Saturday, January 14, 2017

Kiss the Girl

You said, it was all too soon
That my heart was fresh, brand new
I needed to get steady on my feet
Navigate my uncharted waters

And I said, life is too short
Not to gaze into those eyes
Or to hold that soft hand
Feel your breath on my cheek
Place my hand against your chest,
Feel your heartbeat
To feel your hand run across my back,
To feel the heat
Kiss the girl I want to kiss
Under a moon lit night

You said, it was unfamiliar course
Landing on this a rocky shore
That I needed firm ground to hold me true
I'm not the first, you have seen it all before
And I said, the journey may be precarious but
Are willing to me hold me steady?

You said, let me help you find the way
Keep me steady on my feet
To navigate the uncharted waters
You would be there to hold me true

And I said,
Let me kiss the girl I want to kiss
Under a moon lit night

© LAL
1/17





Drivers

So, the other day I posted on Facebook how drivers don't use their turn signals, which is annoying.
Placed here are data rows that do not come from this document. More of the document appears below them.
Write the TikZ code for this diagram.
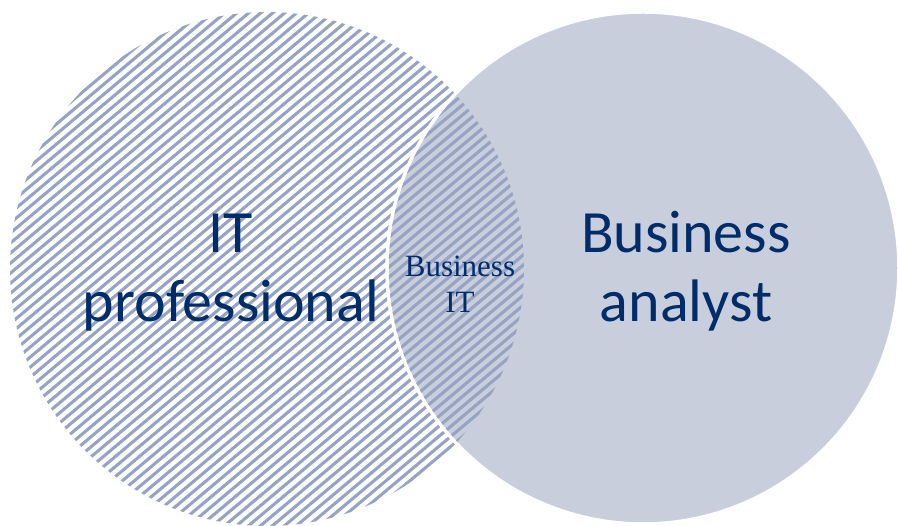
\documentclass[tikz,border=0pt]{standalone}
\usepackage{fontspec}
\newfontfamily\labelsans{Carlito}
\newfontfamily\labelserif{Liberation Serif}
\definecolor{navy}{RGB}{0,45,105}
\definecolor{hatchblue}{RGB}{150,163,194}
\definecolor{fillblue}{RGB}{201,206,221}
\newcommand\myhatch{%
  \begin{scope}[shift={(267,257)},rotate=40]
    \foreach \k in {-36,...,36}
      \draw[hatchline] (-300,\k*7.7) -- (300,\k*7.7);
  \end{scope}}
\tikzset{
  hatchline/.style={draw=hatchblue, line width=3.1pt},
  bigtext/.style={font=\labelsans\fontsize{60}{69}\selectfont, text=navy, align=center, inner sep=0pt},
  smalltext/.style={font=\labelserif\fontsize{31}{36}\selectfont, text=navy, align=center, inner sep=0pt}
}
\begin{document}
\begin{tikzpicture}[x=1pt,y=1pt]
\useasboundingbox (0,0) rectangle (898,526);
\coordinate (cl) at (267,257);
\coordinate (cr) at (643,258);
% left hatched circle
\begin{scope}
  \clip (cl) circle (257);
  \myhatch
\end{scope}
% right filled circle
\fill[fillblue] (cr) circle (256);
\draw[white, line width=3.5pt] (cr) circle (256);
% hatching over the intersection
\begin{scope}
  \clip (cr) circle (254.25);
  \clip (cl) circle (257);
  \myhatch
\end{scope}
\node[bigtext, anchor=base] (itpro) at (231,204) {IT\\professional};
\node[bigtext, anchor=base] (bizan) at (686,204) {Business\\analyst};
\node[smalltext, anchor=base] (bizit) at (460,213) {Business\\IT};
\end{tikzpicture}
\end{document}
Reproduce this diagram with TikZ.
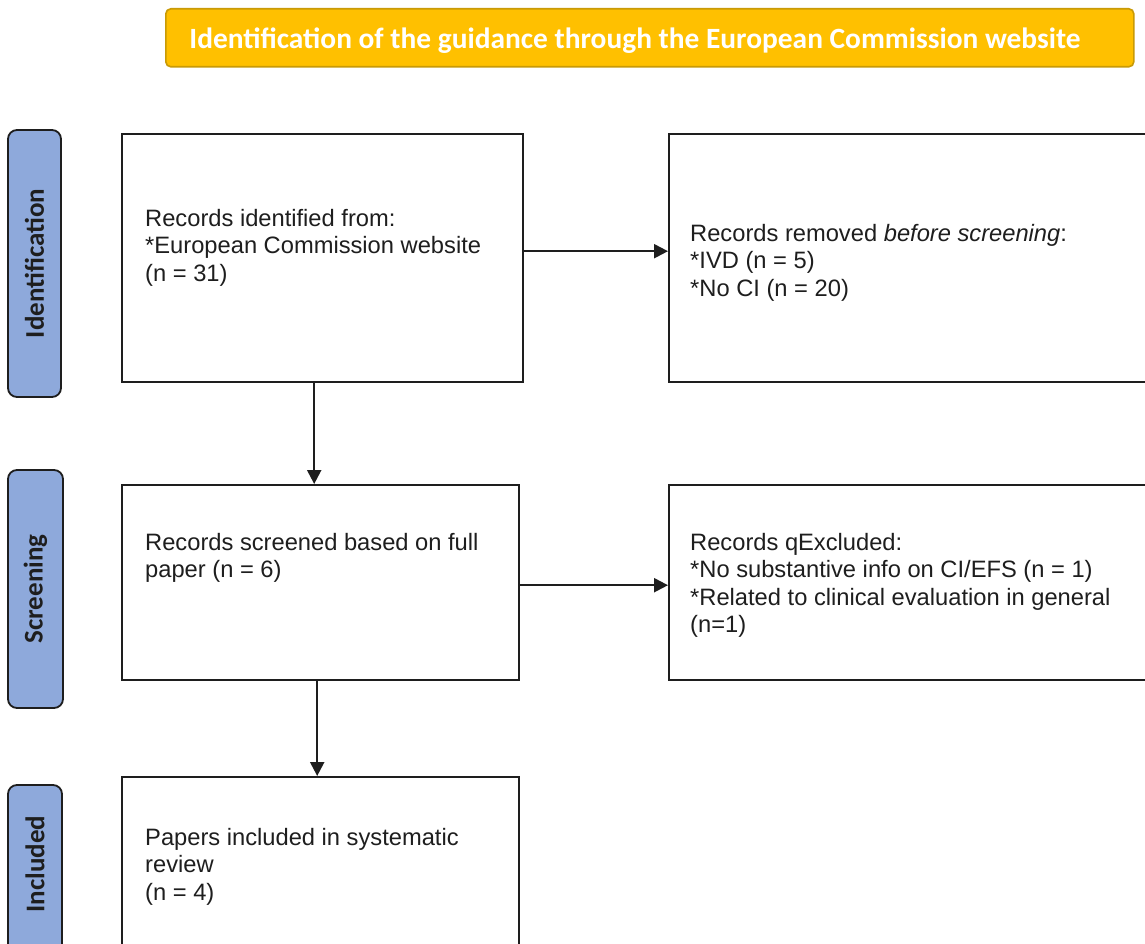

I ranted about their lack of driving skills. So, today I made a run to the grocery store to pick up a few things. What struck me was how bad the drivers of shopping carts are. I avoided crash after crash of bad drivers on my way to the dairy case.  One older man in a motorized cart had blocked the milk case. So, I patiently waited, then this short old lady just cut in front of me to get her carton of not fat creamer. I said not one word but waited. Finally, I get to the milk case and the motorized driver comes whipping around me, nearly hit me and bumps my cart then glares at me as if it were my fault. He got the other end of the milk case and promptly hops out of his motorized cart and walks to the case for chocolate milk. I shook my head.

I finished picking my items and kept thinking if they drive this bad in the grocery store, I don't want to see them behind the wheel of a vehicle!! And I bet they don't use their turn signals!!